Collected data -
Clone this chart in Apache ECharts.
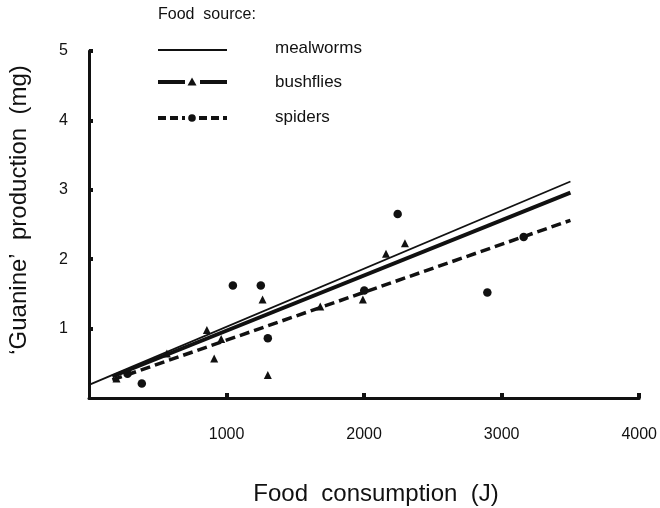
<!DOCTYPE html>
<html>
<head>
<meta charset="utf-8">
<script src="https://cdn.jsdelivr.net/npm/echarts@6/dist/echarts.min.js"></script>
<style>
  html, body { margin: 0; padding: 0; background: #fff; }
  #chart { width: 660px; height: 508px; }
</style>
</head>
<body>
<div id="chart"></div>
<script>
// Food consumption (J) vs guanine production (mg)
var xTicks = [0, 1000, 2000, 3000, 4000];
var yTicks = [0, 1, 2, 3, 4, 5];

// bushflies observations [J, mg]
var bushfliesPoints = [
  [200, 0.28], [566, 0.64], [857, 0.98], [910, 0.57], [961, 0.85],
  [1262, 1.42], [1300, 0.33], [1681, 1.32], [1991, 1.42],
  [2159, 2.08], [2297, 2.23]
];
// spiders observations [J, mg]
var spidersPoints = [
  [280, 0.35], [384, 0.21], [1046, 1.62], [1249, 1.62], [1300, 0.86],
  [2001, 1.55], [2244, 2.65], [2896, 1.52], [3160, 2.32]
];
// fitted regression lines, endpoints [J, mg]
var mealwormsFit = [[0, 0.19], [3500, 3.12]];
var bushfliesFit = [[170, 0.31], [3500, 2.96]];
var spidersFit = [[170, 0.26], [3500, 2.56]];

var legendTitle = 'Food  source:';
var legendNames = ['mealworms', 'bushflies', 'spiders'];
var xTitle = 'Food  consumption  (J)';
var yTitle = '\u2018Guanine\u2019  production  (mg)';

var FONT = '"Liberation Sans", Arial, Helvetica, sans-serif';
var INK = '#111';

var chart = echarts.init(document.getElementById('chart'));

var tickLabel = {
  color: INK, fontFamily: FONT, fontSize: 16,
  formatter: function (v) { return String(v); }
};

chart.setOption({
  backgroundColor: '#fff',
  animation: false,
  grid: { left: 89, right: 20, top: 51, bottom: 110 },
  xAxis: {
    type: 'value',
    min: xTicks[0], max: xTicks[xTicks.length - 1], interval: 1000,
    splitLine: { show: false },
    axisLine: { lineStyle: { color: INK, width: 3 } },
    axisTick: { inside: true, length: 5, lineStyle: { color: INK, width: 4 } },
    axisLabel: Object.assign({ margin: 29, showMinLabel: false }, tickLabel)
  },
  yAxis: {
    type: 'value',
    min: yTicks[0], max: yTicks[yTicks.length - 1], interval: 1,
    splitLine: { show: false },
    axisLine: { lineStyle: { color: INK, width: 3 } },
    axisTick: { inside: true, length: 4, lineStyle: { color: INK, width: 4 } },
    axisLabel: Object.assign({ margin: 21, showMinLabel: false }, tickLabel)
  },
  series: [
    {
      name: 'mealworms fit', type: 'line', data: mealwormsFit,
      symbol: 'none', silent: true,
      lineStyle: { color: INK, width: 1.8 }
    },
    {
      name: 'bushflies fit', type: 'line', data: bushfliesFit,
      symbol: 'none', silent: true,
      lineStyle: { color: INK, width: 4 }
    },
    {
      name: 'spiders fit', type: 'line', data: spidersFit,
      symbol: 'none', silent: true,
      lineStyle: { color: INK, width: 3.5, type: [10, 5] }
    },
    {
      name: 'bushflies', type: 'scatter', data: bushfliesPoints,
      symbol: 'triangle', symbolSize: 8,
      itemStyle: { color: INK, opacity: 1 }
    },
    {
      name: 'spiders', type: 'scatter', data: spidersPoints,
      symbol: 'circle', symbolSize: 8.5,
      itemStyle: { color: INK, opacity: 1 }
    }
  ],
  graphic: [
    // legend block
    { type: 'text', left: 158, top: 7,
      style: { text: legendTitle, font: '16px ' + FONT, fill: INK } },
    { type: 'line', shape: { x1: 158, y1: 50, x2: 227, y2: 50 },
      style: { stroke: INK, lineWidth: 1.8 } },
    { type: 'line', shape: { x1: 158, y1: 82, x2: 185, y2: 82 },
      style: { stroke: INK, lineWidth: 4 } },
    { type: 'polygon', shape: { points: [[192, 77.5], [196.5, 85.5], [187.5, 85.5]] },
      style: { fill: INK } },
    { type: 'line', shape: { x1: 200, y1: 82, x2: 227, y2: 82 },
      style: { stroke: INK, lineWidth: 4 } },
    { type: 'line', shape: { x1: 158, y1: 118, x2: 185, y2: 118 },
      style: { stroke: INK, lineWidth: 4, lineDash: [8, 4] } },
    { type: 'circle', shape: { cx: 192, cy: 118, r: 3.8 },
      style: { fill: INK } },
    { type: 'line', shape: { x1: 199, y1: 118, x2: 227, y2: 118 },
      style: { stroke: INK, lineWidth: 4, lineDash: [8, 4] } },
    { type: 'text', x: 275, y: 48,
      style: { text: legendNames[0], font: '17px ' + FONT, fill: INK, verticalAlign: 'middle' } },
    { type: 'text', x: 275, y: 82,
      style: { text: legendNames[1], font: '17px ' + FONT, fill: INK, verticalAlign: 'middle' } },
    { type: 'text', x: 275, y: 117,
      style: { text: legendNames[2], font: '17px ' + FONT, fill: INK, verticalAlign: 'middle' } },
    // axis titles
    { type: 'text', x: 376, y: 494,
      style: { text: xTitle, font: '24px ' + FONT, fill: INK, align: 'center', verticalAlign: 'middle' } },
    { type: 'text', x: 19, y: 210, rotation: Math.PI / 2,
      style: { text: yTitle, font: '24px ' + FONT, fill: INK, align: 'center', verticalAlign: 'middle' } }
  ]
});
</script>
</body>
</html>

Task prompt - Pictures are to be left out; repeat all the remaining data exactly.

Task output -
Clone this chart in Apache ECharts.
<!DOCTYPE html>
<html>
<head>
<meta charset="utf-8">
<script src="https://cdn.jsdelivr.net/npm/echarts@6/dist/echarts.min.js"></script>
<style>
  html, body { margin: 0; padding: 0; background: #fff; }
  #chart { width: 660px; height: 508px; }
</style>
</head>
<body>
<div id="chart"></div>
<script>
// Food consumption (J) vs guanine production (mg)
var xTicks = [0, 1000, 2000, 3000, 4000];
var yTicks = [0, 1, 2, 3, 4, 5];

// bushflies observations [J, mg]
var bushfliesPoints = [
  [200, 0.28], [566, 0.64], [857, 0.98], [910, 0.57], [961, 0.85],
  [1262, 1.42], [1300, 0.33], [1681, 1.32], [1991, 1.42],
  [2159, 2.08], [2297, 2.23]
];
// spiders observations [J, mg]
var spidersPoints = [
  [280, 0.35], [384, 0.21], [1046, 1.62], [1249, 1.62], [1300, 0.86],
  [2001, 1.55], [2244, 2.65], [2896, 1.52], [3160, 2.32]
];
// fitted regression lines, endpoints [J, mg]
var mealwormsFit = [[0, 0.19], [3500, 3.12]];
var bushfliesFit = [[170, 0.31], [3500, 2.96]];
var spidersFit = [[170, 0.26], [3500, 2.56]];

var legendTitle = 'Food  source:';
var legendNames = ['mealworms', 'bushflies', 'spiders'];
var xTitle = 'Food  consumption  (J)';
var yTitle = '\u2018Guanine\u2019  production  (mg)';

var FONT = '"Liberation Sans", Arial, Helvetica, sans-serif';
var INK = '#111';

var chart = echarts.init(document.getElementById('chart'));

var tickLabel = {
  color: INK, fontFamily: FONT, fontSize: 16,
  formatter: function (v) { return String(v); }
};

chart.setOption({
  backgroundColor: '#fff',
  animation: false,
  grid: { left: 89, right: 20, top: 51, bottom: 110 },
  xAxis: {
    type: 'value',
    min: xTicks[0], max: xTicks[xTicks.length - 1], interval: 1000,
    splitLine: { show: false },
    axisLine: { lineStyle: { color: INK, width: 3 } },
    axisTick: { inside: true, length: 5, lineStyle: { color: INK, width: 4 } },
    axisLabel: Object.assign({ margin: 29, showMinLabel: false }, tickLabel)
  },
  yAxis: {
    type: 'value',
    min: yTicks[0], max: yTicks[yTicks.length - 1], interval: 1,
    splitLine: { show: false },
    axisLine: { lineStyle: { color: INK, width: 3 } },
    axisTick: { inside: true, length: 4, lineStyle: { color: INK, width: 4 } },
    axisLabel: Object.assign({ margin: 21, showMinLabel: false }, tickLabel)
  },
  series: [
    {
      name: 'mealworms fit', type: 'line', data: mealwormsFit,
      symbol: 'none', silent: true,
      lineStyle: { color: INK, width: 1.8 }
    },
    {
      name: 'bushflies fit', type: 'line', data: bushfliesFit,
      symbol: 'none', silent: true,
      lineStyle: { color: INK, width: 4 }
    },
    {
      name: 'spiders fit', type: 'line', data: spidersFit,
      symbol: 'none', silent: true,
      lineStyle: { color: INK, width: 3.5, type: [10, 5] }
    },
    {
      name: 'bushflies', type: 'scatter', data: bushfliesPoints,
      symbol: 'triangle', symbolSize: 8,
      itemStyle: { color: INK, opacity: 1 }
    },
    {
      name: 'spiders', type: 'scatter', data: spidersPoints,
      symbol: 'circle', symbolSize: 8.5,
      itemStyle: { color: INK, opacity: 1 }
    }
  ],
  graphic: [
    // legend block
    { type: 'text', left: 158, top: 7,
      style: { text: legendTitle, font: '16px ' + FONT, fill: INK } },
    { type: 'line', shape: { x1: 158, y1: 50, x2: 227, y2: 50 },
      style: { stroke: INK, lineWidth: 1.8 } },
    { type: 'line', shape: { x1: 158, y1: 82, x2: 185, y2: 82 },
      style: { stroke: INK, lineWidth: 4 } },
    { type: 'polygon', shape: { points: [[192, 77.5], [196.5, 85.5], [187.5, 85.5]] },
      style: { fill: INK } },
    { type: 'line', shape: { x1: 200, y1: 82, x2: 227, y2: 82 },
      style: { stroke: INK, lineWidth: 4 } },
    { type: 'line', shape: { x1: 158, y1: 118, x2: 185, y2: 118 },
      style: { stroke: INK, lineWidth: 4, lineDash: [8, 4] } },
    { type: 'circle', shape: { cx: 192, cy: 118, r: 3.8 },
      style: { fill: INK } },
    { type: 'line', shape: { x1: 199, y1: 118, x2: 227, y2: 118 },
      style: { stroke: INK, lineWidth: 4, lineDash: [8, 4] } },
    { type: 'text', x: 275, y: 48,
      style: { text: legendNames[0], font: '17px ' + FONT, fill: INK, verticalAlign: 'middle' } },
    { type: 'text', x: 275, y: 82,
      style: { text: legendNames[1], font: '17px ' + FONT, fill: INK, verticalAlign: 'middle' } },
    { type: 'text', x: 275, y: 117,
      style: { text: legendNames[2], font: '17px ' + FONT, fill: INK, verticalAlign: 'middle' } },
    // axis titles
    { type: 'text', x: 376, y: 494,
      style: { text: xTitle, font: '24px ' + FONT, fill: INK, align: 'center', verticalAlign: 'middle' } },
    { type: 'text', x: 19, y: 210, rotation: Math.PI / 2,
      style: { text: yTitle, font: '24px ' + FONT, fill: INK, align: 'center', verticalAlign: 'middle' } }
  ]
});
</script>
</body>
</html>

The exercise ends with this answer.